La signature samedi à Doha d’une Déclaration de Principes entre les délégués congolais et ceux de l’AFC/M23 relance formellement les négociations paix, mais soulève d’emblée des interrogations substantielles. Martin Ziakwau, expert des dynamiques sécuritaires dans l’Est de la RDC, pointe avec une ironie mordante ce qu’il qualifie de « cessez-le-feu tardif » : « Cette disposition aurait dû être conclue peu après la Déclaration conjointe du 23 avril », assène-t-il dans une analyse percutante. Un rappel cinglant des atermoiements qui minent la crédibilité du processus.
Le chercheur soulève un écueil majeur : l’ouverture prochaine des discussions sur les « causes profondes » des conflits armés à l’Est. Foncier, démographie, identité – ces questions explosives, inscrites dans le sillage de l’accord du 23 mars 2009, pourraient selon lui « ouvrir la boîte de Pandore ». Un avertissement sans détour sur les risques d’un dialogue manquant cruellement d’inclusivité. Comment garantir un consensus national sur des sujets aussi polarisants sans une représentation élargie des forces vives congolaises ?
La temporalité devient un piège géopolitique. Ziakwau alerte que le calendrier des négociations directes à Doha « pourrait influencer significativement » l’application de l’accord de Washington du 27 juin. Ce dernier prévoit un mécanisme conjoint RDC-Rwanda devant entrer en vigueur le 28 juillet – soit dans moins de dix jours. Or, l’occupation persistante de zones clés du Nord et Sud-Kivu par l’AFC/M23 « entrave la sensibilisation des populations », préalable indispensable à la neutralisation des FDLR. Un cercle vicieux qui bloque aussi le volet économique de l’accord américain, pourtant porteur d’investissements structurants.
Le document signé au Qatar fixe des échéances serrées : mise en œuvre des engagements avant le 29 juillet 2025, lancement des négociations sur un accord de paix global d’ici le 8 août, et signature finale impérative pour le 17 août.
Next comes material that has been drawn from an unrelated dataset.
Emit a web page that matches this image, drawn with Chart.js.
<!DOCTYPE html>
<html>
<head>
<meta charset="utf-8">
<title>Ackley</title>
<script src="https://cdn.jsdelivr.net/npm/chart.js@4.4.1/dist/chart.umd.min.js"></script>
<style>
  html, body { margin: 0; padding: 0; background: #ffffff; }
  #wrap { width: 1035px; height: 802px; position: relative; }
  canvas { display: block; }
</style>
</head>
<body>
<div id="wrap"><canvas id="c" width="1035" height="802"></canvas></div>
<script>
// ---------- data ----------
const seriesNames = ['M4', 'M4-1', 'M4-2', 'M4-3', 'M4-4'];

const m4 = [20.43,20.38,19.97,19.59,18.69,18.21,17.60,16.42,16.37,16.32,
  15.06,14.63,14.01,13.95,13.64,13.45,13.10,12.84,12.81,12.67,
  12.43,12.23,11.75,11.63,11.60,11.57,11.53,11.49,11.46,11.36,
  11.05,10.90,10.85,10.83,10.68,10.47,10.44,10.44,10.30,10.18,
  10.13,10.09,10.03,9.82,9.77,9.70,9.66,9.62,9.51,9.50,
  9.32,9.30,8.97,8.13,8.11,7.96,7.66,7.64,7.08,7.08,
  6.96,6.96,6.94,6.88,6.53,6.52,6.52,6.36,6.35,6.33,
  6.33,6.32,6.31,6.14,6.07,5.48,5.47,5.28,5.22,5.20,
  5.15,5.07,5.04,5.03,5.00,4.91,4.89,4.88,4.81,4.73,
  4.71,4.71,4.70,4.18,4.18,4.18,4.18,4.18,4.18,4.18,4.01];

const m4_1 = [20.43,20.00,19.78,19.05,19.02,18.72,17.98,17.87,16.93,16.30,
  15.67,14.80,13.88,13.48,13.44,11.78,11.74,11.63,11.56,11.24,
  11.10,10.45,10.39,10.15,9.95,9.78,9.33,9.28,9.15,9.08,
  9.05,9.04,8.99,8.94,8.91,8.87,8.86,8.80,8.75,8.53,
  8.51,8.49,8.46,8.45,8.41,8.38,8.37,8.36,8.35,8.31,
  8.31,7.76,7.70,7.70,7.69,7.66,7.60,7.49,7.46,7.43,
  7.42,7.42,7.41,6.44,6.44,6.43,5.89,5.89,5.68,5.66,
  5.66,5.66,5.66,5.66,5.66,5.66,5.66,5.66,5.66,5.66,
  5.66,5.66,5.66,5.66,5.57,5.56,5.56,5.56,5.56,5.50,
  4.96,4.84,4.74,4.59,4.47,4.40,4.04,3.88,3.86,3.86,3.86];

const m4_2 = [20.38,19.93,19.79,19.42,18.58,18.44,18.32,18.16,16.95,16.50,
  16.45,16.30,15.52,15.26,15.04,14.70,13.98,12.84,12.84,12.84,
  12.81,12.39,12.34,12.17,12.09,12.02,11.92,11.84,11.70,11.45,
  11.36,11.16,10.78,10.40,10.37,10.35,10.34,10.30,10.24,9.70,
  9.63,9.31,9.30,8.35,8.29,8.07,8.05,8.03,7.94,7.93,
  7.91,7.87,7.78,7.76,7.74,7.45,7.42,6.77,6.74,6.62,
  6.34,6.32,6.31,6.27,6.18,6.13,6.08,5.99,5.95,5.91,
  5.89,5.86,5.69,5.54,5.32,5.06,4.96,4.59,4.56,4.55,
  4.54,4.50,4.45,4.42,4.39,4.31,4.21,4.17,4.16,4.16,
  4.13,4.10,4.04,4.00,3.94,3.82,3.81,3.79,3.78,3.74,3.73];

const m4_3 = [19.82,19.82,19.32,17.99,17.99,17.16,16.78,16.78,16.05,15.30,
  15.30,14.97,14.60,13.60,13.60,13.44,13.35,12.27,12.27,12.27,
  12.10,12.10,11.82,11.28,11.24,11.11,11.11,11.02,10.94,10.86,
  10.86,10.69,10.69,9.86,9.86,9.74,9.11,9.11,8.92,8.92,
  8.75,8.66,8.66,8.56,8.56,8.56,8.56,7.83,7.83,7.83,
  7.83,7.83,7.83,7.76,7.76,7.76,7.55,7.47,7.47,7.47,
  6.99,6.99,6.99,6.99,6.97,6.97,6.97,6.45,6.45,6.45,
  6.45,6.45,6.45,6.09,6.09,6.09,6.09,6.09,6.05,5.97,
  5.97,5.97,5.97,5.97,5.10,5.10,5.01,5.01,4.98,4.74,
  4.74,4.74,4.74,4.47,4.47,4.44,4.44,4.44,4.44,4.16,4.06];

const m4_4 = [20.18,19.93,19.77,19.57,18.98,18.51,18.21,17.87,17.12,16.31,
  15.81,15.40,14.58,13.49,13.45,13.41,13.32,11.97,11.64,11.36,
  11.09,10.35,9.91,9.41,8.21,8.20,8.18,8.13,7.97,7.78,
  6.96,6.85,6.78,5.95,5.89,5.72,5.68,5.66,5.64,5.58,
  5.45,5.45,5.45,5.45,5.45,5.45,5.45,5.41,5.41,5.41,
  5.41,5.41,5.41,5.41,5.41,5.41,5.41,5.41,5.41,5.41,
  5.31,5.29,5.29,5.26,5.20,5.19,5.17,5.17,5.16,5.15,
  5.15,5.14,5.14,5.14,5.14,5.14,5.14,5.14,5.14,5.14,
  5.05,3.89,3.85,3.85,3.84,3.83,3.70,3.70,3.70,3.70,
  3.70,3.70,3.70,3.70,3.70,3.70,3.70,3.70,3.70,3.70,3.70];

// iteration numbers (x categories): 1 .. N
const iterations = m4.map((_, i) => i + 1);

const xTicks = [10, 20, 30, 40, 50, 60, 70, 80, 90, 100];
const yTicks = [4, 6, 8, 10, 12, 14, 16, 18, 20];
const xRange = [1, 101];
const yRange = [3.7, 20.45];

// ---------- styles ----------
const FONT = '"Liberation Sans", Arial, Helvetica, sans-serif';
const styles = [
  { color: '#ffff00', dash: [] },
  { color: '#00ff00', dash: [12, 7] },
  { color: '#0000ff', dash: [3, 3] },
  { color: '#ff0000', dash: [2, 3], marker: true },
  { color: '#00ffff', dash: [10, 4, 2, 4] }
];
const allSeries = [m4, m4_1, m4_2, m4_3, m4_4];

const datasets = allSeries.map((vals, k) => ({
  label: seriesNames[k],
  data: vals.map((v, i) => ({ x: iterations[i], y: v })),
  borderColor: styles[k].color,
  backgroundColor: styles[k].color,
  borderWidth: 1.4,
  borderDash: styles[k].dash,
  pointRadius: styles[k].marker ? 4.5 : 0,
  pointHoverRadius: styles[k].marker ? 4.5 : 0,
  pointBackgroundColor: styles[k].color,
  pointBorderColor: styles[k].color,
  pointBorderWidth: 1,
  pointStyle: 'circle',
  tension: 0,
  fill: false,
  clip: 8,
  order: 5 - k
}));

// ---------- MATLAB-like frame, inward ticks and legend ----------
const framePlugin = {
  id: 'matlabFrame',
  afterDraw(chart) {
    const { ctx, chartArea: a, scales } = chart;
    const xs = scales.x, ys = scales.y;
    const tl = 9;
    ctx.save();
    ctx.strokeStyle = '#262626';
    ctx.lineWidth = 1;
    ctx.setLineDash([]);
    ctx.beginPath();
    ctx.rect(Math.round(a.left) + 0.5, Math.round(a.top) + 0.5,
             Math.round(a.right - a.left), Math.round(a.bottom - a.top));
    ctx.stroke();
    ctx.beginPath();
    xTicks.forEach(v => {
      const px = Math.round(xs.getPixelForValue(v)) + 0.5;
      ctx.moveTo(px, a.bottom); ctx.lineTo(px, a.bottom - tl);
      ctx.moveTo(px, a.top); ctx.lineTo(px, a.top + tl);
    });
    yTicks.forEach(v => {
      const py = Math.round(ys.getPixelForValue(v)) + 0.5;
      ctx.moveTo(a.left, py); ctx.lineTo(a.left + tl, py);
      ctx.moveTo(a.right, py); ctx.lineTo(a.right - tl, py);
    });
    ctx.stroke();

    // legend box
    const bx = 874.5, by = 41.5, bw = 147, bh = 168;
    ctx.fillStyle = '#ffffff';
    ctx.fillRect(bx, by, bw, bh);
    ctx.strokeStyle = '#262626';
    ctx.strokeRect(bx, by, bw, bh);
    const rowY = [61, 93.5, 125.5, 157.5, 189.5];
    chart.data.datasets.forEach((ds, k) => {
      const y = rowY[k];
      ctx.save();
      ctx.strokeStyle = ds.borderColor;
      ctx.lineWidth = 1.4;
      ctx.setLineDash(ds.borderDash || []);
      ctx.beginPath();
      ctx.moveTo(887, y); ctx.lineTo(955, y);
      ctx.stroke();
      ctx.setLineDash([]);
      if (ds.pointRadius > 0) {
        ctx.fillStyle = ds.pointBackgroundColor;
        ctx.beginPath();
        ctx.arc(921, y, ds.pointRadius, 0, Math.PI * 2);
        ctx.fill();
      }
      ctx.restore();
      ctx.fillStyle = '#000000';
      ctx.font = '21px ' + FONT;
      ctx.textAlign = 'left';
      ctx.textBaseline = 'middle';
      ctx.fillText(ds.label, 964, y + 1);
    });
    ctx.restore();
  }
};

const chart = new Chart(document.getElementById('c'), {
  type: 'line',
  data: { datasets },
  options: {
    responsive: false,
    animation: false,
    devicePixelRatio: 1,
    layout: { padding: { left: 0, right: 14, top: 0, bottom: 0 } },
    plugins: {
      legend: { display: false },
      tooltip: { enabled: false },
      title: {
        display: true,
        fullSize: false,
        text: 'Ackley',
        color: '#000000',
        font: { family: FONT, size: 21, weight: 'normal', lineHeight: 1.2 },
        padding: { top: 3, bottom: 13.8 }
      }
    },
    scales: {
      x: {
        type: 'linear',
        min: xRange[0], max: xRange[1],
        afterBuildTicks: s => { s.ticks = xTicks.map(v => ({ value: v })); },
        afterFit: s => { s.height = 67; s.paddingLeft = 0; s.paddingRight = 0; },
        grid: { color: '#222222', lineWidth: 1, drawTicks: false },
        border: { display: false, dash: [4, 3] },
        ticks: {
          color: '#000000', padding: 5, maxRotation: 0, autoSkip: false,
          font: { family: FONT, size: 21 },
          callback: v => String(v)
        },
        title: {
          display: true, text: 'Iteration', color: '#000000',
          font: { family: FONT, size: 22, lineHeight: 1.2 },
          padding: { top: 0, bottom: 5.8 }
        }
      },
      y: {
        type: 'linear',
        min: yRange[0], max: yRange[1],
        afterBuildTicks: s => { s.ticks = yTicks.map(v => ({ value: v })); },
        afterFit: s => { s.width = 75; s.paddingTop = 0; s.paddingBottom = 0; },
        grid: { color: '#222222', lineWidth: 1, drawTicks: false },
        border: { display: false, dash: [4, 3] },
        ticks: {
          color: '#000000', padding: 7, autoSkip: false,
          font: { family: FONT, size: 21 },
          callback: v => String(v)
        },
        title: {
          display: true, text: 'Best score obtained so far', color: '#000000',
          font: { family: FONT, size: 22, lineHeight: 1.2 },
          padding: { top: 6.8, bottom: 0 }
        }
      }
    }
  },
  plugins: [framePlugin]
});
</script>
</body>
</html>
Des délais ambitieux, presque périlleux, alors que les fronts militaires demeurent électriques. Kinshasa accuse en effet la rébellion, soutenue par Kigali, de préparer une offensive sur Uvira – accusation rejetée avec véhémence par l’autre camp.
Les remerciements protocolaires adressés au Qatar, aux États-Unis et à l’Union Africaine ne masquent guère l’urgence opérationnelle. Si la Déclaration de Principes offre un cadre formel, elle bute sur un hiatus béant : peut-on bâtir une paix durable sans désamorcer simultanément les logiques guerrières au sol et les contentieux transfrontaliers ? Le cessez-le-feu AFC/M23, s’il se concrétise enfin, ne sera qu’un premier pas dans l’escalade vertigineuse des défis. La neutralisation des FDLR, le retrait rwandais et l’intégration économique régionale constituent la triple équation dont la résolution conditionnera l’avenir du Kivu. À défaut d’avancées tangibles d’ici fin juillet, l’édifice diplomatique patiemment construit à Doha et Washington risque de se lézarder aussi vite qu’il s’est érigé.